I literally went from slightly worried about whether I should participate in NaNoWriMo this year because I didn’t have an idea to wildly excited about my idea in the space of time it took me to write my last blog post.
I really love participating in NaNoWriMo because the sense of camaraderie I feel as I am tackling the same sort of project, which is usually, admittedly, quite a solitary experience, that so many others are currently tackling, which gives me a sort of encouragement that writing on my own doesn’t. My husband says he’s going to participate this year, which is exciting.
I have spent most of today and yesterday creating character and scene notes in Scrivener. If you’re not familiar with the software and you are thinking of doing NaNoWriMo this year, you should check it out. In case you are interested enough to buy, be aware that Scrivener does a NaNoWriMo deal. You can download an extended trial version of the software, and if you “win” NaNoWriMo (write 50,000 words), you will receive a coupon for 50% off the software. I unfortunately won’t be able to take advantage of this deal because I downloaded the trial too early. On November 1, however, I can buy the software for a 20% discount. I like it enough that I think I will, especially because I do a lot of serious writing, and Scrivener is great for planning writing. I did not have this software last year, and it would have been helpful.

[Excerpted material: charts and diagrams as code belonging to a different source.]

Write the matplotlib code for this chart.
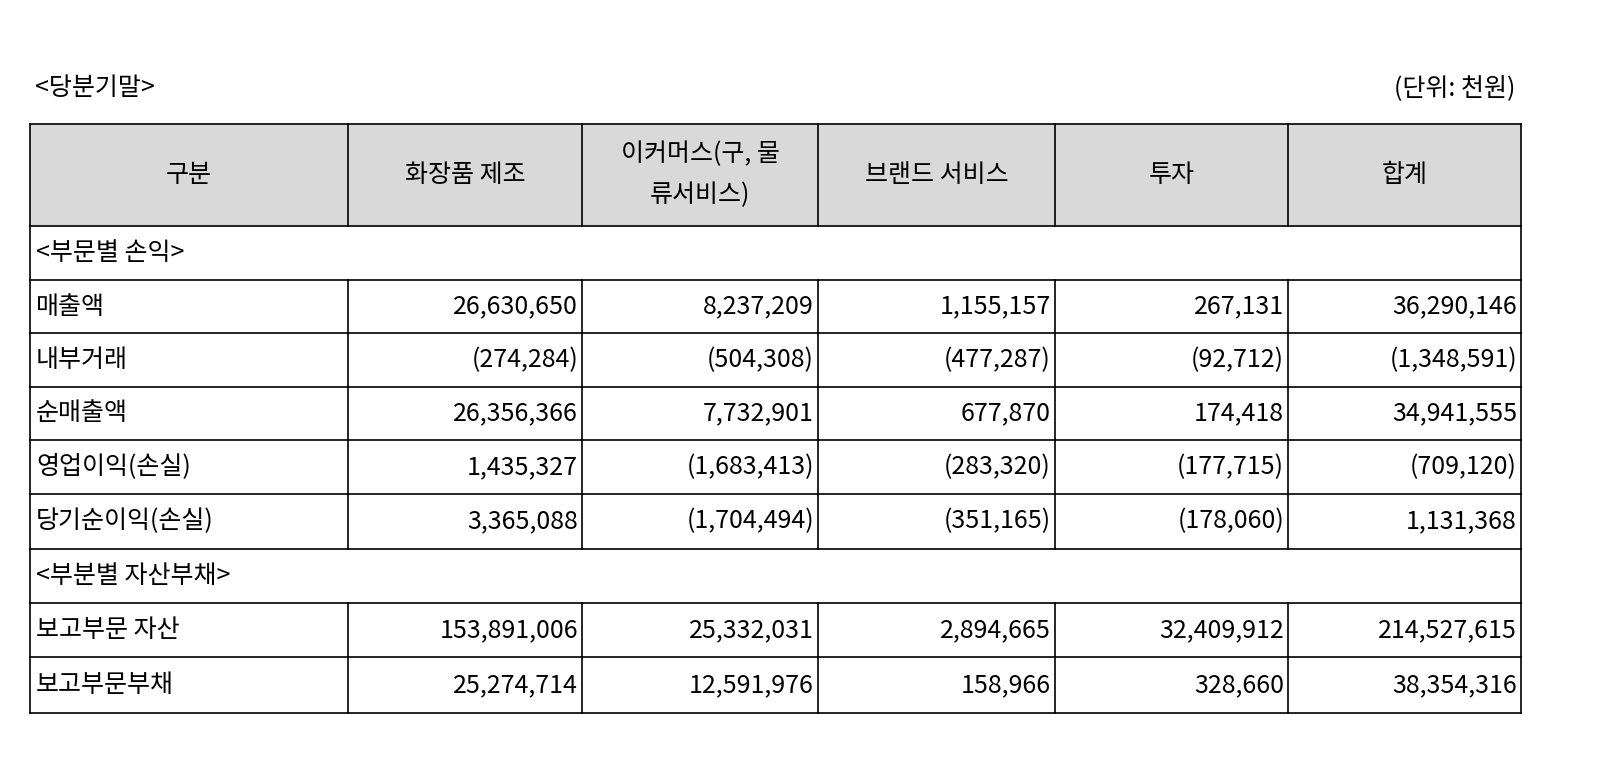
import matplotlib.pyplot as plt
from matplotlib.patches import Rectangle

plt.rcParams['font.family'] = ['Noto Sans CJK KR', 'DejaVu Sans']

headers = ['구분', '화장품 제조', '이커머스(구, 물\n류서비스)', '브랜드 서비스', '투자', '합계']
rows = [
    ['<부문별 손익>'],
    ['매출액', '26,630,650', '8,237,209', '1,155,157', '267,131', '36,290,146'],
    ['내부거래', '(274,284)', '(504,308)', '(477,287)', '(92,712)', '(1,348,591)'],
    ['순매출액', '26,356,366', '7,732,901', '677,870', '174,418', '34,941,555'],
    ['영업이익(손실)', '1,435,327', '(1,683,413)', '(283,320)', '(177,715)', '(709,120)'],
    ['당기순이익(손실)', '3,365,088', '(1,704,494)', '(351,165)', '(178,060)', '1,131,368'],
    ['<부분별 자산부채>'],
    ['보고부문 자산', '153,891,006', '25,332,031', '2,894,665', '32,409,912', '214,527,615'],
    ['보고부문부채', '25,274,714', '12,591,976', '158,966', '328,660', '38,354,316'],
]

# layout in pixels
col_x = [30, 348, 582, 818, 1055, 1288, 1521]
row_y = [124, 226, 280, 333, 387, 440, 494, 549, 603, 657, 713]
fs = 18

fig = plt.figure(figsize=(15.98, 7.76), dpi=100)
ax = fig.add_axes([0, 0, 1, 1])
ax.set_xlim(0, 1598)
ax.set_ylim(776, 0)
ax.axis('off')

ax.text(35, 88, '<당분기말>', fontsize=fs, va='center', ha='left')
ax.text(1515, 88, '(단위: 천원)', fontsize=fs, va='center', ha='right')

# header
ax.add_patch(Rectangle((col_x[0], row_y[0]), col_x[-1] - col_x[0], row_y[1] - row_y[0],
                       facecolor='#d9d9d9', edgecolor='none'))
for i, h in enumerate(headers):
    ax.text((col_x[i] + col_x[i + 1]) / 2, (row_y[0] + row_y[1]) / 2, h,
            fontsize=fs, ha='center', va='center', linespacing=1.75)

# body
for r, row in enumerate(rows):
    y0, y1 = row_y[r + 1], row_y[r + 2]
    yc = (y0 + y1) / 2
    ax.text(col_x[0] + 6, yc, row[0], fontsize=fs, ha='left', va='center')
    for c, v in enumerate(row[1:], start=1):
        ax.text(col_x[c + 1] - 4, yc, v, fontsize=fs, ha='right', va='center')

# grid lines
lw = 1.2
for y in row_y:
    ax.plot([col_x[0], col_x[-1]], [y, y], color='black', lw=lw)
for r in range(len(row_y) - 1):
    y0, y1 = row_y[r], row_y[r + 1]
    full = r == 0 or len(rows[r - 1]) > 1
    xs = col_x if full else [col_x[0], col_x[-1]]
    for x in xs:
        ax.plot([x, x], [y0, y1], color='black', lw=lw)

fig.savefig('out.png', dpi=100)
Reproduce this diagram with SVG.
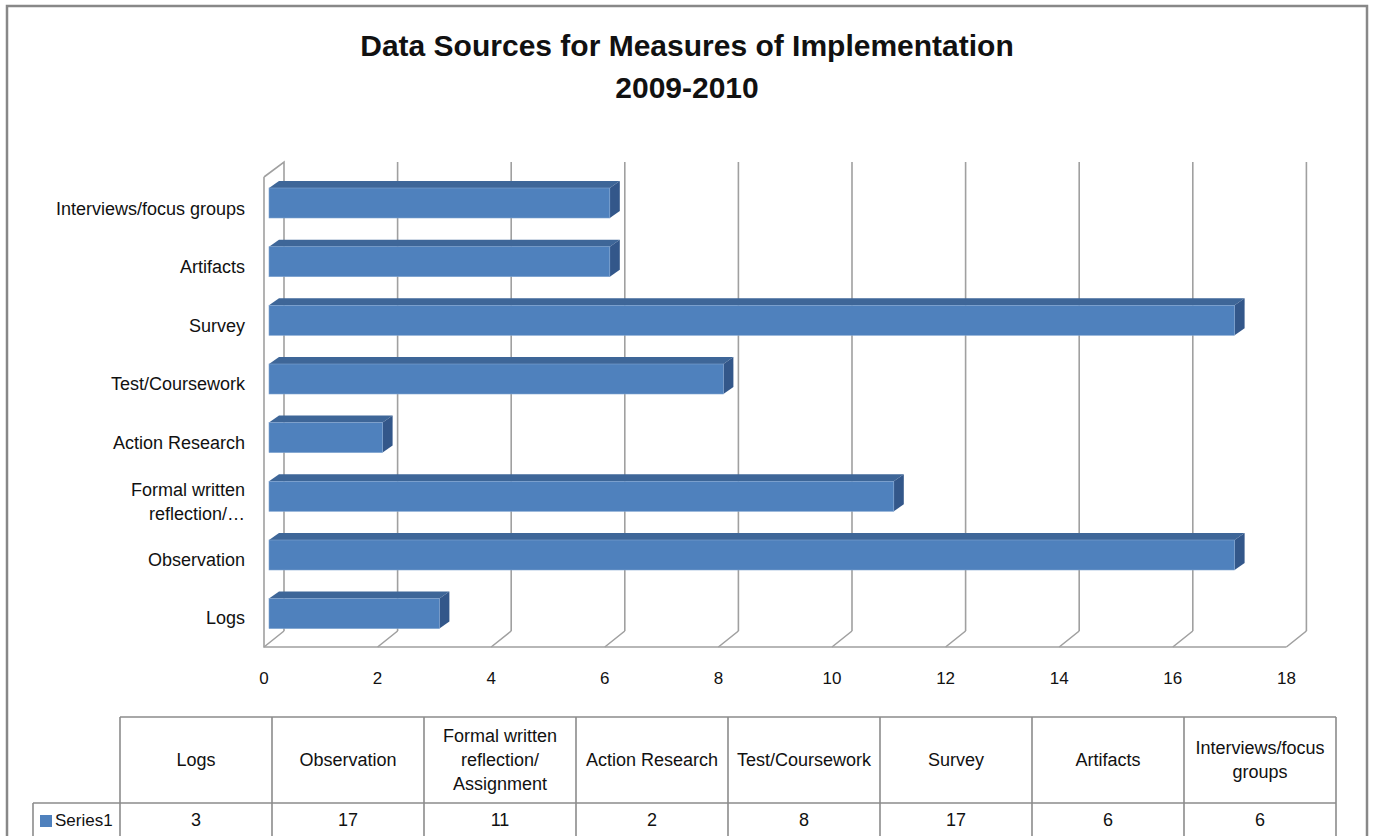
<svg xmlns="http://www.w3.org/2000/svg" width="1374" height="836" viewBox="0 0 1374 836">
<style>
.t{font-family:"Liberation Sans",Arial,sans-serif;fill:#111}
.title{font-size:30px;font-weight:bold;text-anchor:middle}
.cat{font-size:18px;text-anchor:end}
.ax{font-size:17px;text-anchor:middle}
.tb{font-size:18px;text-anchor:middle}
.g{stroke:#a0a0a0;stroke-width:1.6;fill:none}
.tl{stroke:#8c8c8c;stroke-width:1.6;fill:none}
.front{fill:#4f81bd;stroke:#7fa3d0;stroke-width:0.6}
.top{fill:#3e6698}
.side{fill:#33578a}
</style>
<rect x="0" y="0" width="1374" height="836" fill="#fff"/>
<rect x="7" y="6" width="1360" height="845" fill="none" stroke="#888" stroke-width="2.5"/>
<g id="title">
<text class="t title" x="687" y="56">Data Sources for Measures of Implementation</text>
<text class="t title" x="687" y="98">2009-2010</text>
</g>
<g id="grid">
<path class="g" d="M264,177 L284,162 L284,631 M264,177 L264,647 L1286.4,647"/>
<path class="g" d="M397.6,162V631 M511.2,162V631 M624.8,162V631 M738.4,162V631 M852,162V631 M965.6,162V631 M1079.2,162V631 M1192.8,162V631 M1306.4,162V631"/>
<path class="g" d="M284,631L264,647 M397.6,631L377.6,647 M511.2,631L491.2,647 M624.8,631L604.8,647 M738.4,631L718.4,647 M852,631L832,647 M965.6,631L945.6,647 M1079.2,631L1059.2,647 M1192.8,631L1172.8,647 M1306.4,631L1286.4,647"/>
</g>
<g id="axis-labels">
<text class="t ax" x="264" y="684">0</text>
<text class="t ax" x="377.6" y="684">2</text>
<text class="t ax" x="491.2" y="684">4</text>
<text class="t ax" x="604.8" y="684">6</text>
<text class="t ax" x="718.4" y="684">8</text>
<text class="t ax" x="832" y="684">10</text>
<text class="t ax" x="945.6" y="684">12</text>
<text class="t ax" x="1059.2" y="684">14</text>
<text class="t ax" x="1172.8" y="684">16</text>
<text class="t ax" x="1286.4" y="684">18</text>
</g>
<g id="bar-interviews">
<polygon class="top" points="269,188 279,181 619.8,181 609.8,188"/>
<polygon class="side" points="609.8,188 619.8,181 619.8,211 609.8,218"/>
<rect class="front" x="269" y="188" width="340.8" height="30"/>
<text class="t cat" x="245" y="215">Interviews/focus groups</text>
</g>
<g id="bar-artifacts">
<polygon class="top" points="269,246.7 279,239.7 619.8,239.7 609.8,246.7"/>
<polygon class="side" points="609.8,246.7 619.8,239.7 619.8,269.7 609.8,276.7"/>
<rect class="front" x="269" y="246.7" width="340.8" height="30"/>
<text class="t cat" x="245" y="273">Artifacts</text>
</g>
<g id="bar-survey">
<polygon class="top" points="269,305.3 279,298.3 1244.6,298.3 1234.6,305.3"/>
<polygon class="side" points="1234.6,305.3 1244.6,298.3 1244.6,328.3 1234.6,335.3"/>
<rect class="front" x="269" y="305.3" width="965.6" height="30"/>
<text class="t cat" x="245" y="332">Survey</text>
</g>
<g id="bar-test">
<polygon class="top" points="269,364 279,357 733.4,357 723.4,364"/>
<polygon class="side" points="723.4,364 733.4,357 733.4,387 723.4,394"/>
<rect class="front" x="269" y="364" width="454.4" height="30"/>
<text class="t cat" x="245" y="390">Test/Coursework</text>
</g>
<g id="bar-action">
<polygon class="top" points="269,422.6 279,415.6 392.6,415.6 382.6,422.6"/>
<polygon class="side" points="382.6,422.6 392.6,415.6 392.6,445.6 382.6,452.6"/>
<rect class="front" x="269" y="422.6" width="113.6" height="30"/>
<text class="t cat" x="245" y="449">Action Research</text>
</g>
<g id="bar-formal">
<polygon class="top" points="269,481.3 279,474.3 903.8,474.3 893.8,481.3"/>
<polygon class="side" points="893.8,481.3 903.8,474.3 903.8,504.3 893.8,511.3"/>
<rect class="front" x="269" y="481.3" width="624.8" height="30"/>
<text class="t cat" x="245" y="496">Formal written</text>
<text class="t cat" x="245" y="520">reflection/…</text>
</g>
<g id="bar-observation">
<polygon class="top" points="269,540 279,533 1244.6,533 1234.6,540"/>
<polygon class="side" points="1234.6,540 1244.6,533 1244.6,563 1234.6,570"/>
<rect class="front" x="269" y="540" width="965.6" height="30"/>
<text class="t cat" x="245" y="566">Observation</text>
</g>
<g id="bar-logs">
<polygon class="top" points="269,598.6 279,591.6 449.4,591.6 439.4,598.6"/>
<polygon class="side" points="439.4,598.6 449.4,591.6 449.4,621.6 439.4,628.6"/>
<rect class="front" x="269" y="598.6" width="170.4" height="30"/>
<text class="t cat" x="245" y="624">Logs</text>
</g>
<g id="data-table">
<path class="tl" d="M120,717H1336 M33,803H1336 M120,717V840 M272,717V840 M424,717V840 M576,717V840 M728,717V840 M880,717V840 M1032,717V840 M1184,717V840 M1336,717V840 M33,803V840"/>
<text class="t tb" x="196" y="766">Logs</text>
<text class="t tb" x="348" y="766">Observation</text>
<text class="t tb" x="500" y="742">Formal written</text>
<text class="t tb" x="500" y="766">reflection/</text>
<text class="t tb" x="500" y="790">Assignment</text>
<text class="t tb" x="652" y="766">Action Research</text>
<text class="t tb" x="804" y="766">Test/Coursework</text>
<text class="t tb" x="956" y="766">Survey</text>
<text class="t tb" x="1108" y="766">Artifacts</text>
<text class="t tb" x="1260" y="754">Interviews/focus</text>
<text class="t tb" x="1260" y="778">groups</text>
<rect x="40" y="815" width="12" height="12" fill="#4f81bd"/>
<text class="t" x="55" y="826" style="font-size:17px">Series1</text>
<text class="t tb" x="196" y="826">3</text>
<text class="t tb" x="348" y="826">17</text>
<text class="t tb" x="500" y="826">11</text>
<text class="t tb" x="652" y="826">2</text>
<text class="t tb" x="804" y="826">8</text>
<text class="t tb" x="956" y="826">17</text>
<text class="t tb" x="1108" y="826">6</text>
<text class="t tb" x="1260" y="826">6</text>
</g>
</svg>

What I like about the character and setting notes templates is the ability to organize my characters on a corkboard and use images. I hesitated over whether to share a screencap of my work in progress because I use the images of some fairly famous folks as inspiration, and I do not necessarily want readers to figure out who, so I have doctored the photo a bit, but this is what my character notes corkboard looks like (click to see a larger version):
When you click on one of the character cards, you see my notes about each character. I’ll pick Shakespeare so I don’t have to blur the images (click to enlarge):
The character templates have premade sections to create notes on the character’s role in the story, occupation, physical description, personality, habits/mannerisms, background, internal conflicts, external conflicts, and general notes.
In addition, it has a name generator that I found very handy for coming up with character names, though I didn’t use it for all the characters I created.
I’m taking the dictum “write what you know” to heart and setting my NaNo novel in my own neighborhood. I can tell you’ve I’ve already gone on research treks twice, and it’s been beneficial to live in the midst of the places I’m using as settings. Here is a glance at my setting corkboard (click to enlarge):
I have really enjoyed the planning part of this novel (perfectly permitted before November 1), and I feel already as though I know the characters. The templates are useful guides for creating characters, even if I do not use the material I write later in the novel. Hemingway once compared writing to an iceberg, and he said that the part we see above the water is just the smallest part of what the writer actually knows.
If a writer of prose knows enough of what he is writing about he may omit things that he knows and the reader, if the writer is writing truly enough, will have a feeling of those things as strongly as though the writer had stated them. The dignity of movement of an ice-berg is due to only one-eighth of it being above water. A writer who omits things because he does not know them only makes hollow places in his writing. (Death in the Afternoon)
Here’s an image that demonstrates the Iceberg Principle:
I do not claim to be mapping out my characters’ entire lives, but I am including details in my notes that I doubt will make it into my story. I also figured out, for whatever it’s worth, each of my characters’ Myers-Briggs types. That actually turned out to be a good exercise in getting to know the characters because making them adhere to a type formed a great deal of their personality and made them more real to me.
Some of the most fun I’ve had has been creating my dream home as a setting and giving it to my protagonist. I must admit I’ve absolutely fallen in love with her house, and I hope I can recreate it on paper.
I also began making an outline for events, but I didn’t do too much with the outline yet.
I very rarely gush about software, and I promise they aren’t paying me, but I am in love with Scrivener. I know that technically speaking I could plan the same way, but Scrivener pulls my plan together with my actual manuscript in a way that makes it easy for me to keep track of everything because it’s all in one place, and has a beautiful, intuitive interface.